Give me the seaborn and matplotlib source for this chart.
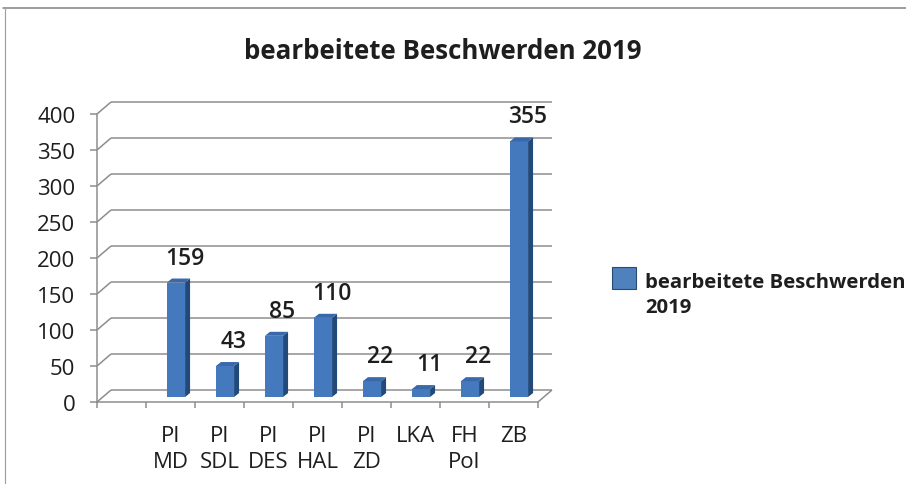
import numpy as np
import pandas as pd
import matplotlib
matplotlib.use("Agg")
import matplotlib.pyplot as plt
import seaborn as sns
from matplotlib.patches import Polygon, Patch, Rectangle
from matplotlib.lines import Line2D
from matplotlib.legend_handler import HandlerPatch
from matplotlib.transforms import IdentityTransform, ScaledTranslation, offset_copy

# ---- data ----
categories = ["PI\nMD", "PI\nSDL", "PI\nDES", "PI\nHAL", "PI\nZD", "LKA", "FH\nPol", "ZB"]
values = [159, 43, 85, 110, 22, 11, 22, 355]
series_name = "bearbeitete Beschwerden\n2019"
title = "bearbeitete Beschwerden 2019"
y_ticks = [0, 50, 100, 150, 200, 250, 300, 350, 400]

# ---- style ----
sns.set_theme(style="white")
plt.rcParams['font.family'] = ['Open Sans', 'DejaVu Sans']

W, H = 906, 485
DPI = 100
fig = plt.figure(figsize=(W / DPI, H / DPI), dpi=DPI)
fig.patch.set_facecolor("white")

front = "#4479BD"
side = "#21497A"
top = "#3969A8"
grid_c = "#8C8C8C"
text_c = "#1E1E1E"

ax = fig.add_axes([97 / W, (H - 403) / H, 441 / W, 288 / H])
df = pd.DataFrame({"cat": categories, "val": values})
sns.barplot(data=df, x="cat", y="val", width=0.37, color=front, saturation=1,
            ax=ax, zorder=3, edgecolor="none")
ax.set_xlim(-1.5, len(categories) - 0.5)
ax.set_ylim(0, 400)
ax.set_xlabel("")
ax.set_ylabel("")
ax.set_facecolor("none")

# 3D geometry (display pixels)
DX, DY = 14, 12          # back wall offset
MX, MY = 5.5, 5          # bar front-face offset
BX, BY = 5, 4            # bar depth

td = ax.transData
lw_px = 1.5
lw = lw_px * 72 / DPI
x_lo, x_hi = ax.get_xlim()
for v in y_ticks:
    p = td.transform((x_lo, v))
    q = td.transform((x_hi, v))
    segs = [[p, p + (DX, DY)], [p + (DX, DY), q + (DX, DY)]]
    if v == 0:
        segs.append([q, q + (DX, DY)])
    for s in segs:
        s = np.array(s)
        ax.add_line(Line2D(s[:, 0], s[:, 1], transform=IdentityTransform(),
                           color=grid_c, lw=lw, zorder=1, clip_on=False,
                           solid_capstyle="butt"))

shift = ScaledTranslation(MX / DPI, MY / DPI, fig.dpi_scale_trans)
for bar in ax.patches:
    x0 = bar.get_x()
    x1 = x0 + bar.get_width()
    h = bar.get_height()
    bar.set_transform(td + shift)
    bar.set_clip_on(False)
    a = td.transform((x0, h)) + (MX, MY)
    b = td.transform((x1, h)) + (MX, MY)
    c = td.transform((x1, 0)) + (MX, MY)
    d = np.array([BX, BY])
    ax.add_patch(Polygon([c, b, b + d, c + d], closed=True, facecolor=side,
                         edgecolor="none", transform=IdentityTransform(),
                         clip_on=False, zorder=3))
    ax.add_patch(Polygon([a, b, b + d, a + d], closed=True, facecolor=top,
                         edgecolor="none", transform=IdentityTransform(),
                         clip_on=False, zorder=3))

# data labels on back plane
lab_tr = offset_copy(td, fig=fig, x=DX, y=DY + 12, units="dots")
for i, v in enumerate(values):
    ax.text(i, v, f"{v}", transform=lab_tr, ha="center", va="baseline",
            fontsize=16.5, fontweight="semibold", color=text_c, clip_on=False)

# axes
for s in ["top", "right"]:
    ax.spines[s].set_visible(False)
for s in ["left", "bottom"]:
    ax.spines[s].set_color(grid_c)
    ax.spines[s].set_linewidth(lw)
ax.set_yticks(y_ticks)
ax.set_yticklabels([str(t) for t in y_ticks])
ax.tick_params(axis="y", which="major", direction="out", length=5, width=lw,
               color=grid_c, labelsize=16, labelcolor=text_c, pad=10.5, left=True)
ax.set_xticks(range(len(categories)))
ax.set_xticklabels(categories, linespacing=1.32)
ax.set_xticks(np.arange(-1.5, len(categories)), minor=True)
ax.tick_params(axis="x", which="major", length=0, labelsize=16,
               labelcolor=text_c, pad=16.5)
ax.tick_params(axis="x", which="minor", direction="out", length=4, width=lw,
               color=grid_c, bottom=True)
for t in ax.get_xticklabels():
    t.set_multialignment("center")
ax.grid(False)

# title
fig.text(443 / W, 1 - 59 / H, title, ha="center", va="baseline",
         fontsize=18.6, fontweight="bold", color=text_c)

# legend (square aligned with first text line)
PH = 22 * 72 / DPI
PY = 9.1


def top_square(legend, orig_handle, xdescent, ydescent, width, height, fontsize):
    return Rectangle((-xdescent, PY), width, PH)


handle = Patch(facecolor="#4F81BD", edgecolor="#2A4A70", linewidth=0.8)
leg_fs = 14.6
leg = ax.legend([handle], [series_name], loc="upper left",
                bbox_to_anchor=(612 / W, 1 - 273 / H), bbox_transform=fig.transFigure,
                frameon=False, prop={"size": leg_fs, "weight": "bold"},
                handlelength=24 * 72 / DPI / leg_fs, handleheight=0.7,
                handletextpad=0.45, borderaxespad=0, borderpad=0,
                handler_map={Patch: HandlerPatch(patch_func=top_square)})
for t in leg.get_texts():
    t.set_color(text_c)
    t.set_linespacing(1.35)

# outer frame lines
fig.add_artist(Line2D([3 / W, 1], [1 - 9 / H, 1 - 9 / H], transform=fig.transFigure,
                      color="#7F7F7F", lw=1.5 * 72 / DPI))
fig.add_artist(Line2D([5 / W, 5 / W], [0, 1 - 9 / H], transform=fig.transFigure,
                      color="#A0A0A0", lw=1.2 * 72 / DPI))

fig.savefig("out.png", dpi=DPI, facecolor="white")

**Written instruction**: Omit the pictures, then quote the rest of the material above exactly.

**Answer in full**:
Give me the seaborn and matplotlib source for this chart.
import numpy as np
import pandas as pd
import matplotlib
matplotlib.use("Agg")
import matplotlib.pyplot as plt
import seaborn as sns
from matplotlib.patches import Polygon, Patch, Rectangle
from matplotlib.lines import Line2D
from matplotlib.legend_handler import HandlerPatch
from matplotlib.transforms import IdentityTransform, ScaledTranslation, offset_copy

# ---- data ----
categories = ["PI\nMD", "PI\nSDL", "PI\nDES", "PI\nHAL", "PI\nZD", "LKA", "FH\nPol", "ZB"]
values = [159, 43, 85, 110, 22, 11, 22, 355]
series_name = "bearbeitete Beschwerden\n2019"
title = "bearbeitete Beschwerden 2019"
y_ticks = [0, 50, 100, 150, 200, 250, 300, 350, 400]

# ---- style ----
sns.set_theme(style="white")
plt.rcParams['font.family'] = ['Open Sans', 'DejaVu Sans']

W, H = 906, 485
DPI = 100
fig = plt.figure(figsize=(W / DPI, H / DPI), dpi=DPI)
fig.patch.set_facecolor("white")

front = "#4479BD"
side = "#21497A"
top = "#3969A8"
grid_c = "#8C8C8C"
text_c = "#1E1E1E"

ax = fig.add_axes([97 / W, (H - 403) / H, 441 / W, 288 / H])
df = pd.DataFrame({"cat": categories, "val": values})
sns.barplot(data=df, x="cat", y="val", width=0.37, color=front, saturation=1,
            ax=ax, zorder=3, edgecolor="none")
ax.set_xlim(-1.5, len(categories) - 0.5)
ax.set_ylim(0, 400)
ax.set_xlabel("")
ax.set_ylabel("")
ax.set_facecolor("none")

# 3D geometry (display pixels)
DX, DY = 14, 12          # back wall offset
MX, MY = 5.5, 5          # bar front-face offset
BX, BY = 5, 4            # bar depth

td = ax.transData
lw_px = 1.5
lw = lw_px * 72 / DPI
x_lo, x_hi = ax.get_xlim()
for v in y_ticks:
    p = td.transform((x_lo, v))
    q = td.transform((x_hi, v))
    segs = [[p, p + (DX, DY)], [p + (DX, DY), q + (DX, DY)]]
    if v == 0:
        segs.append([q, q + (DX, DY)])
    for s in segs:
        s = np.array(s)
        ax.add_line(Line2D(s[:, 0], s[:, 1], transform=IdentityTransform(),
                           color=grid_c, lw=lw, zorder=1, clip_on=False,
                           solid_capstyle="butt"))

shift = ScaledTranslation(MX / DPI, MY / DPI, fig.dpi_scale_trans)
for bar in ax.patches:
    x0 = bar.get_x()
    x1 = x0 + bar.get_width()
    h = bar.get_height()
    bar.set_transform(td + shift)
    bar.set_clip_on(False)
    a = td.transform((x0, h)) + (MX, MY)
    b = td.transform((x1, h)) + (MX, MY)
    c = td.transform((x1, 0)) + (MX, MY)
    d = np.array([BX, BY])
    ax.add_patch(Polygon([c, b, b + d, c + d], closed=True, facecolor=side,
                         edgecolor="none", transform=IdentityTransform(),
                         clip_on=False, zorder=3))
    ax.add_patch(Polygon([a, b, b + d, a + d], closed=True, facecolor=top,
                         edgecolor="none", transform=IdentityTransform(),
                         clip_on=False, zorder=3))

# data labels on back plane
lab_tr = offset_copy(td, fig=fig, x=DX, y=DY + 12, units="dots")
for i, v in enumerate(values):
    ax.text(i, v, f"{v}", transform=lab_tr, ha="center", va="baseline",
            fontsize=16.5, fontweight="semibold", color=text_c, clip_on=False)

# axes
for s in ["top", "right"]:
    ax.spines[s].set_visible(False)
for s in ["left", "bottom"]:
    ax.spines[s].set_color(grid_c)
    ax.spines[s].set_linewidth(lw)
ax.set_yticks(y_ticks)
ax.set_yticklabels([str(t) for t in y_ticks])
ax.tick_params(axis="y", which="major", direction="out", length=5, width=lw,
               color=grid_c, labelsize=16, labelcolor=text_c, pad=10.5, left=True)
ax.set_xticks(range(len(categories)))
ax.set_xticklabels(categories, linespacing=1.32)
ax.set_xticks(np.arange(-1.5, len(categories)), minor=True)
ax.tick_params(axis="x", which="major", length=0, labelsize=16,
               labelcolor=text_c, pad=16.5)
ax.tick_params(axis="x", which="minor", direction="out", length=4, width=lw,
               color=grid_c, bottom=True)
for t in ax.get_xticklabels():
    t.set_multialignment("center")
ax.grid(False)

# title
fig.text(443 / W, 1 - 59 / H, title, ha="center", va="baseline",
         fontsize=18.6, fontweight="bold", color=text_c)

# legend (square aligned with first text line)
PH = 22 * 72 / DPI
PY = 9.1


def top_square(legend, orig_handle, xdescent, ydescent, width, height, fontsize):
    return Rectangle((-xdescent, PY), width, PH)


handle = Patch(facecolor="#4F81BD", edgecolor="#2A4A70", linewidth=0.8)
leg_fs = 14.6
leg = ax.legend([handle], [series_name], loc="upper left",
                bbox_to_anchor=(612 / W, 1 - 273 / H), bbox_transform=fig.transFigure,
                frameon=False, prop={"size": leg_fs, "weight": "bold"},
                handlelength=24 * 72 / DPI / leg_fs, handleheight=0.7,
                handletextpad=0.45, borderaxespad=0, borderpad=0,
                handler_map={Patch: HandlerPatch(patch_func=top_square)})
for t in leg.get_texts():
    t.set_color(text_c)
    t.set_linespacing(1.35)

# outer frame lines
fig.add_artist(Line2D([3 / W, 1], [1 - 9 / H, 1 - 9 / H], transform=fig.transFigure,
                      color="#7F7F7F", lw=1.5 * 72 / DPI))
fig.add_artist(Line2D([5 / W, 5 / W], [0, 1 - 9 / H], transform=fig.transFigure,
                      color="#A0A0A0", lw=1.2 * 72 / DPI))

fig.savefig("out.png", dpi=DPI, facecolor="white")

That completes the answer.